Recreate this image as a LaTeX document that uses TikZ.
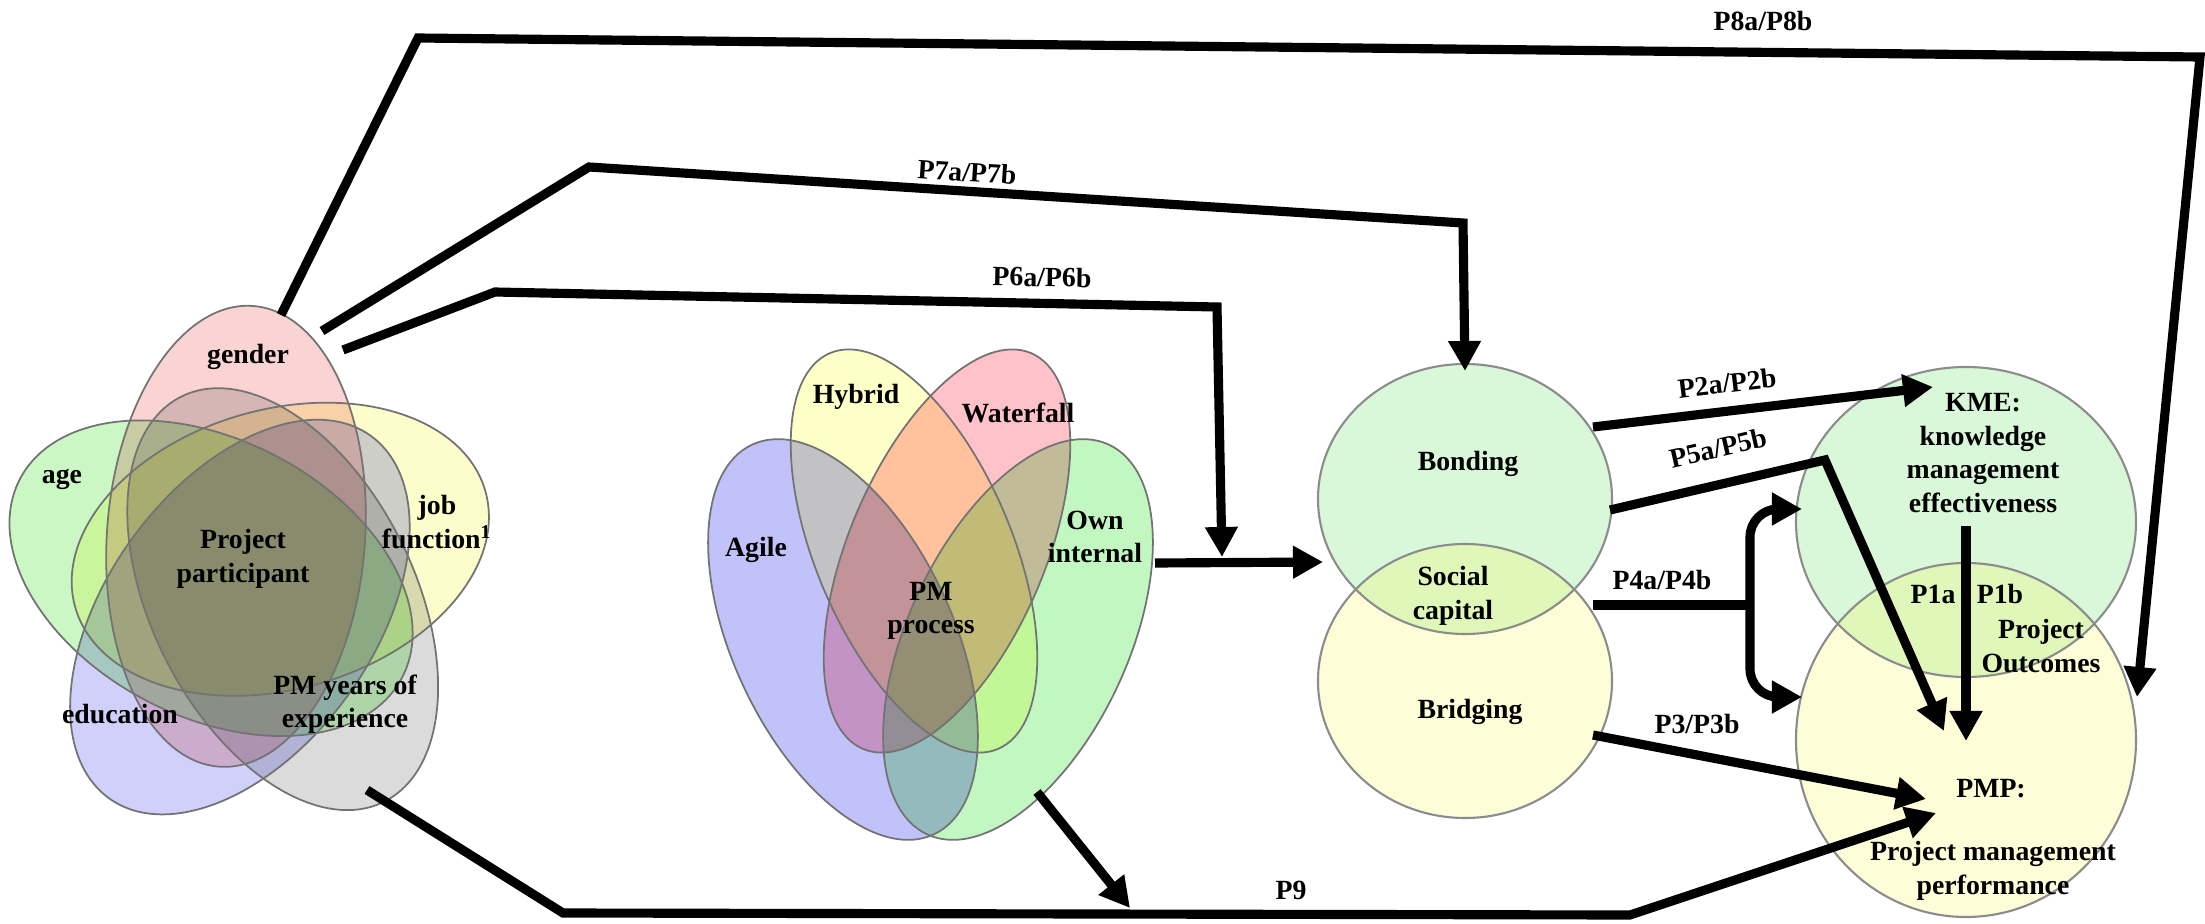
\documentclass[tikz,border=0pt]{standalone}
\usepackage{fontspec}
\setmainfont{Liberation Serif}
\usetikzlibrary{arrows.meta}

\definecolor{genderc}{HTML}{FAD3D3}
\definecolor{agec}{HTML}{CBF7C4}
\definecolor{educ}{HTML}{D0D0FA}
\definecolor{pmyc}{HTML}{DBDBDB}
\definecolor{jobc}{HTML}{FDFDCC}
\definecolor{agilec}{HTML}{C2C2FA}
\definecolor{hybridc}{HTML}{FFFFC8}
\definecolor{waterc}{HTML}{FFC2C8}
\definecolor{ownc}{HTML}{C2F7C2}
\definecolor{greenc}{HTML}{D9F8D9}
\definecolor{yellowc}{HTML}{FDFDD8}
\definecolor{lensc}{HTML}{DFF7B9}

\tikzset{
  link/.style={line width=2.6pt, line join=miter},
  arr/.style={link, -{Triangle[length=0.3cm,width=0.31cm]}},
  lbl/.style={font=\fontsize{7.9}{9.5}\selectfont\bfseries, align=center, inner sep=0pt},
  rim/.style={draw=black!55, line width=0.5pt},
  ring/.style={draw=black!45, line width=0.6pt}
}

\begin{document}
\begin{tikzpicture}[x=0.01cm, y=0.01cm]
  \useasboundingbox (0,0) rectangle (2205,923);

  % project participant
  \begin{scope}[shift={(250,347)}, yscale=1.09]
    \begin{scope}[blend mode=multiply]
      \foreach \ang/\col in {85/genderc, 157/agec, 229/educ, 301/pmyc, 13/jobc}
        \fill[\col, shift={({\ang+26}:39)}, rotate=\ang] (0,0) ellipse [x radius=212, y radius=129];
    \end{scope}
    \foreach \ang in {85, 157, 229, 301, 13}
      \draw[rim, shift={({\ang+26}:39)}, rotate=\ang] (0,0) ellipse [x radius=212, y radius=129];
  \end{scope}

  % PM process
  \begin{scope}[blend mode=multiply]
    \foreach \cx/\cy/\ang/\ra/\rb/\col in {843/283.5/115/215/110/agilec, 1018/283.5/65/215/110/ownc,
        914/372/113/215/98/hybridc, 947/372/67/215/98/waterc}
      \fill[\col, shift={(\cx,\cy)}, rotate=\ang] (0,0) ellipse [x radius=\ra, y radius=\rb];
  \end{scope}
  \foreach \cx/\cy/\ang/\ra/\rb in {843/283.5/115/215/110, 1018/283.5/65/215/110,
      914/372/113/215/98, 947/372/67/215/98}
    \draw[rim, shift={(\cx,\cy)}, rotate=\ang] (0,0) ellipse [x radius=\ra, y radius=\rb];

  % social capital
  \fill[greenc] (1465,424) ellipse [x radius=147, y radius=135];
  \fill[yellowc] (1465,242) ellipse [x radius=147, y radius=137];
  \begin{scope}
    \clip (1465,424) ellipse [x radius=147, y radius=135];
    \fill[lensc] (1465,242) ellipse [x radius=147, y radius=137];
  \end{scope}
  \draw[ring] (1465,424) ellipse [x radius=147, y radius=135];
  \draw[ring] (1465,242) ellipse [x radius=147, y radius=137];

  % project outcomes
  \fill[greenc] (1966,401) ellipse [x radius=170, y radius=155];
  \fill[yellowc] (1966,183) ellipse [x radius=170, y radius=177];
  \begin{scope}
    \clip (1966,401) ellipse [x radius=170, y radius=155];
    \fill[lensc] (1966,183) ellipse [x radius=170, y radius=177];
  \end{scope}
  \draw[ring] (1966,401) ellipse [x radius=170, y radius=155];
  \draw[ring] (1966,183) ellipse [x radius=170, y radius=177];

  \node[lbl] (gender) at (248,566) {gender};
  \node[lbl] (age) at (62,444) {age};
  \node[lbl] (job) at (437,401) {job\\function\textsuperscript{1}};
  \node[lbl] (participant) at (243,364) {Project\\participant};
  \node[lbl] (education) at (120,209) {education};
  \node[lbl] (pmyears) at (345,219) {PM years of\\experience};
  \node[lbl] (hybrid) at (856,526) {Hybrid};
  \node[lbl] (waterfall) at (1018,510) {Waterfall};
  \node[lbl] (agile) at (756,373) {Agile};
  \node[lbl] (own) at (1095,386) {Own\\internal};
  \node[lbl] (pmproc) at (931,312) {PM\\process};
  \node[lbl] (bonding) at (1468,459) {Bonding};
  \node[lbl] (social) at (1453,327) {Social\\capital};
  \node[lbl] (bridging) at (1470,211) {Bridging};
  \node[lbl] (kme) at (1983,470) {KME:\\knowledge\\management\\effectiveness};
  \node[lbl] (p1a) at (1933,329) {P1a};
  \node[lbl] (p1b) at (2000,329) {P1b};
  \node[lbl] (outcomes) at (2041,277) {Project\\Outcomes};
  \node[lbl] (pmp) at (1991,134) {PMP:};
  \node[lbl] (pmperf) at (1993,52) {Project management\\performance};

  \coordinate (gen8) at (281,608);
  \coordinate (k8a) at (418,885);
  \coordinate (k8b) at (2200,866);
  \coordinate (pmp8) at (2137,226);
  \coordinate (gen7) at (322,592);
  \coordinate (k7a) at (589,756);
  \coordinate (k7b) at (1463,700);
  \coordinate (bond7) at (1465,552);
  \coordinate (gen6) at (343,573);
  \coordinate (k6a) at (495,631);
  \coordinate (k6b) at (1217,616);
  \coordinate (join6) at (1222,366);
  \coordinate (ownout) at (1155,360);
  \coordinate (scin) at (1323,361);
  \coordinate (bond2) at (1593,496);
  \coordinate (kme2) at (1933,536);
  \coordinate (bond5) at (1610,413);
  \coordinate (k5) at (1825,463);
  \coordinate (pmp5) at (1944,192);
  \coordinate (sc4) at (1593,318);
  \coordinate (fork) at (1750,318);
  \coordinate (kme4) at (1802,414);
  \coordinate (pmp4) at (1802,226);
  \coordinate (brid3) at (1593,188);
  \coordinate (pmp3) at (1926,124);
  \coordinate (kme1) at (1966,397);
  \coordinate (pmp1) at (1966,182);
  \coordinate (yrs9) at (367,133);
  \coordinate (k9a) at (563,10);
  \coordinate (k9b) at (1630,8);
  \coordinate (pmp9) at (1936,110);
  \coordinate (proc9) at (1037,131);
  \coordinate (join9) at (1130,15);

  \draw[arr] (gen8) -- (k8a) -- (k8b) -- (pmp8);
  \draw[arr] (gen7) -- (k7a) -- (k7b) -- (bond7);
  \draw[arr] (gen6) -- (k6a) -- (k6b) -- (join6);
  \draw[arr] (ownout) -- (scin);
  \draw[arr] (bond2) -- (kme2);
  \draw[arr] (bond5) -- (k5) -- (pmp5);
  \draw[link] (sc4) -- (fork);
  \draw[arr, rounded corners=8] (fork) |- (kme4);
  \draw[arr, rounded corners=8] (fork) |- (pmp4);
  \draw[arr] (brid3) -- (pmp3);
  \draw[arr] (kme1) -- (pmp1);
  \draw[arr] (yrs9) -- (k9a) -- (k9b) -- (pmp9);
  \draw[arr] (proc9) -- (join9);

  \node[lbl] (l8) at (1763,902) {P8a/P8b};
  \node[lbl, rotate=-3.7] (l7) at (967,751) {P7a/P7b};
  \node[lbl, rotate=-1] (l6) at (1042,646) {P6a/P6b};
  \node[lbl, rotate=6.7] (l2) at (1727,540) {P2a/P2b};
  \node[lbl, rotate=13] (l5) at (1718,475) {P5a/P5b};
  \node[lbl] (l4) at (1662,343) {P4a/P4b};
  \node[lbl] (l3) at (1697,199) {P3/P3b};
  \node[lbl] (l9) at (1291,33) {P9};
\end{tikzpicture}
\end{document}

┄┄┄┄┄┄┄┄┄┄

▸ **OBJECTIVE**: The data above should be repeated exactly, minus any pictures.

▸ **TASK ANSWER**:
Recreate this image as a LaTeX document that uses TikZ.
\documentclass[tikz,border=0pt]{standalone}
\usepackage{fontspec}
\setmainfont{Liberation Serif}
\usetikzlibrary{arrows.meta}

\definecolor{genderc}{HTML}{FAD3D3}
\definecolor{agec}{HTML}{CBF7C4}
\definecolor{educ}{HTML}{D0D0FA}
\definecolor{pmyc}{HTML}{DBDBDB}
\definecolor{jobc}{HTML}{FDFDCC}
\definecolor{agilec}{HTML}{C2C2FA}
\definecolor{hybridc}{HTML}{FFFFC8}
\definecolor{waterc}{HTML}{FFC2C8}
\definecolor{ownc}{HTML}{C2F7C2}
\definecolor{greenc}{HTML}{D9F8D9}
\definecolor{yellowc}{HTML}{FDFDD8}
\definecolor{lensc}{HTML}{DFF7B9}

\tikzset{
  link/.style={line width=2.6pt, line join=miter},
  arr/.style={link, -{Triangle[length=0.3cm,width=0.31cm]}},
  lbl/.style={font=\fontsize{7.9}{9.5}\selectfont\bfseries, align=center, inner sep=0pt},
  rim/.style={draw=black!55, line width=0.5pt},
  ring/.style={draw=black!45, line width=0.6pt}
}

\begin{document}
\begin{tikzpicture}[x=0.01cm, y=0.01cm]
  \useasboundingbox (0,0) rectangle (2205,923);

  % project participant
  \begin{scope}[shift={(250,347)}, yscale=1.09]
    \begin{scope}[blend mode=multiply]
      \foreach \ang/\col in {85/genderc, 157/agec, 229/educ, 301/pmyc, 13/jobc}
        \fill[\col, shift={({\ang+26}:39)}, rotate=\ang] (0,0) ellipse [x radius=212, y radius=129];
    \end{scope}
    \foreach \ang in {85, 157, 229, 301, 13}
      \draw[rim, shift={({\ang+26}:39)}, rotate=\ang] (0,0) ellipse [x radius=212, y radius=129];
  \end{scope}

  % PM process
  \begin{scope}[blend mode=multiply]
    \foreach \cx/\cy/\ang/\ra/\rb/\col in {843/283.5/115/215/110/agilec, 1018/283.5/65/215/110/ownc,
        914/372/113/215/98/hybridc, 947/372/67/215/98/waterc}
      \fill[\col, shift={(\cx,\cy)}, rotate=\ang] (0,0) ellipse [x radius=\ra, y radius=\rb];
  \end{scope}
  \foreach \cx/\cy/\ang/\ra/\rb in {843/283.5/115/215/110, 1018/283.5/65/215/110,
      914/372/113/215/98, 947/372/67/215/98}
    \draw[rim, shift={(\cx,\cy)}, rotate=\ang] (0,0) ellipse [x radius=\ra, y radius=\rb];

  % social capital
  \fill[greenc] (1465,424) ellipse [x radius=147, y radius=135];
  \fill[yellowc] (1465,242) ellipse [x radius=147, y radius=137];
  \begin{scope}
    \clip (1465,424) ellipse [x radius=147, y radius=135];
    \fill[lensc] (1465,242) ellipse [x radius=147, y radius=137];
  \end{scope}
  \draw[ring] (1465,424) ellipse [x radius=147, y radius=135];
  \draw[ring] (1465,242) ellipse [x radius=147, y radius=137];

  % project outcomes
  \fill[greenc] (1966,401) ellipse [x radius=170, y radius=155];
  \fill[yellowc] (1966,183) ellipse [x radius=170, y radius=177];
  \begin{scope}
    \clip (1966,401) ellipse [x radius=170, y radius=155];
    \fill[lensc] (1966,183) ellipse [x radius=170, y radius=177];
  \end{scope}
  \draw[ring] (1966,401) ellipse [x radius=170, y radius=155];
  \draw[ring] (1966,183) ellipse [x radius=170, y radius=177];

  \node[lbl] (gender) at (248,566) {gender};
  \node[lbl] (age) at (62,444) {age};
  \node[lbl] (job) at (437,401) {job\\function\textsuperscript{1}};
  \node[lbl] (participant) at (243,364) {Project\\participant};
  \node[lbl] (education) at (120,209) {education};
  \node[lbl] (pmyears) at (345,219) {PM years of\\experience};
  \node[lbl] (hybrid) at (856,526) {Hybrid};
  \node[lbl] (waterfall) at (1018,510) {Waterfall};
  \node[lbl] (agile) at (756,373) {Agile};
  \node[lbl] (own) at (1095,386) {Own\\internal};
  \node[lbl] (pmproc) at (931,312) {PM\\process};
  \node[lbl] (bonding) at (1468,459) {Bonding};
  \node[lbl] (social) at (1453,327) {Social\\capital};
  \node[lbl] (bridging) at (1470,211) {Bridging};
  \node[lbl] (kme) at (1983,470) {KME:\\knowledge\\management\\effectiveness};
  \node[lbl] (p1a) at (1933,329) {P1a};
  \node[lbl] (p1b) at (2000,329) {P1b};
  \node[lbl] (outcomes) at (2041,277) {Project\\Outcomes};
  \node[lbl] (pmp) at (1991,134) {PMP:};
  \node[lbl] (pmperf) at (1993,52) {Project management\\performance};

  \coordinate (gen8) at (281,608);
  \coordinate (k8a) at (418,885);
  \coordinate (k8b) at (2200,866);
  \coordinate (pmp8) at (2137,226);
  \coordinate (gen7) at (322,592);
  \coordinate (k7a) at (589,756);
  \coordinate (k7b) at (1463,700);
  \coordinate (bond7) at (1465,552);
  \coordinate (gen6) at (343,573);
  \coordinate (k6a) at (495,631);
  \coordinate (k6b) at (1217,616);
  \coordinate (join6) at (1222,366);
  \coordinate (ownout) at (1155,360);
  \coordinate (scin) at (1323,361);
  \coordinate (bond2) at (1593,496);
  \coordinate (kme2) at (1933,536);
  \coordinate (bond5) at (1610,413);
  \coordinate (k5) at (1825,463);
  \coordinate (pmp5) at (1944,192);
  \coordinate (sc4) at (1593,318);
  \coordinate (fork) at (1750,318);
  \coordinate (kme4) at (1802,414);
  \coordinate (pmp4) at (1802,226);
  \coordinate (brid3) at (1593,188);
  \coordinate (pmp3) at (1926,124);
  \coordinate (kme1) at (1966,397);
  \coordinate (pmp1) at (1966,182);
  \coordinate (yrs9) at (367,133);
  \coordinate (k9a) at (563,10);
  \coordinate (k9b) at (1630,8);
  \coordinate (pmp9) at (1936,110);
  \coordinate (proc9) at (1037,131);
  \coordinate (join9) at (1130,15);

  \draw[arr] (gen8) -- (k8a) -- (k8b) -- (pmp8);
  \draw[arr] (gen7) -- (k7a) -- (k7b) -- (bond7);
  \draw[arr] (gen6) -- (k6a) -- (k6b) -- (join6);
  \draw[arr] (ownout) -- (scin);
  \draw[arr] (bond2) -- (kme2);
  \draw[arr] (bond5) -- (k5) -- (pmp5);
  \draw[link] (sc4) -- (fork);
  \draw[arr, rounded corners=8] (fork) |- (kme4);
  \draw[arr, rounded corners=8] (fork) |- (pmp4);
  \draw[arr] (brid3) -- (pmp3);
  \draw[arr] (kme1) -- (pmp1);
  \draw[arr] (yrs9) -- (k9a) -- (k9b) -- (pmp9);
  \draw[arr] (proc9) -- (join9);

  \node[lbl] (l8) at (1763,902) {P8a/P8b};
  \node[lbl, rotate=-3.7] (l7) at (967,751) {P7a/P7b};
  \node[lbl, rotate=-1] (l6) at (1042,646) {P6a/P6b};
  \node[lbl, rotate=6.7] (l2) at (1727,540) {P2a/P2b};
  \node[lbl, rotate=13] (l5) at (1718,475) {P5a/P5b};
  \node[lbl] (l4) at (1662,343) {P4a/P4b};
  \node[lbl] (l3) at (1697,199) {P3/P3b};
  \node[lbl] (l9) at (1291,33) {P9};
\end{tikzpicture}
\end{document}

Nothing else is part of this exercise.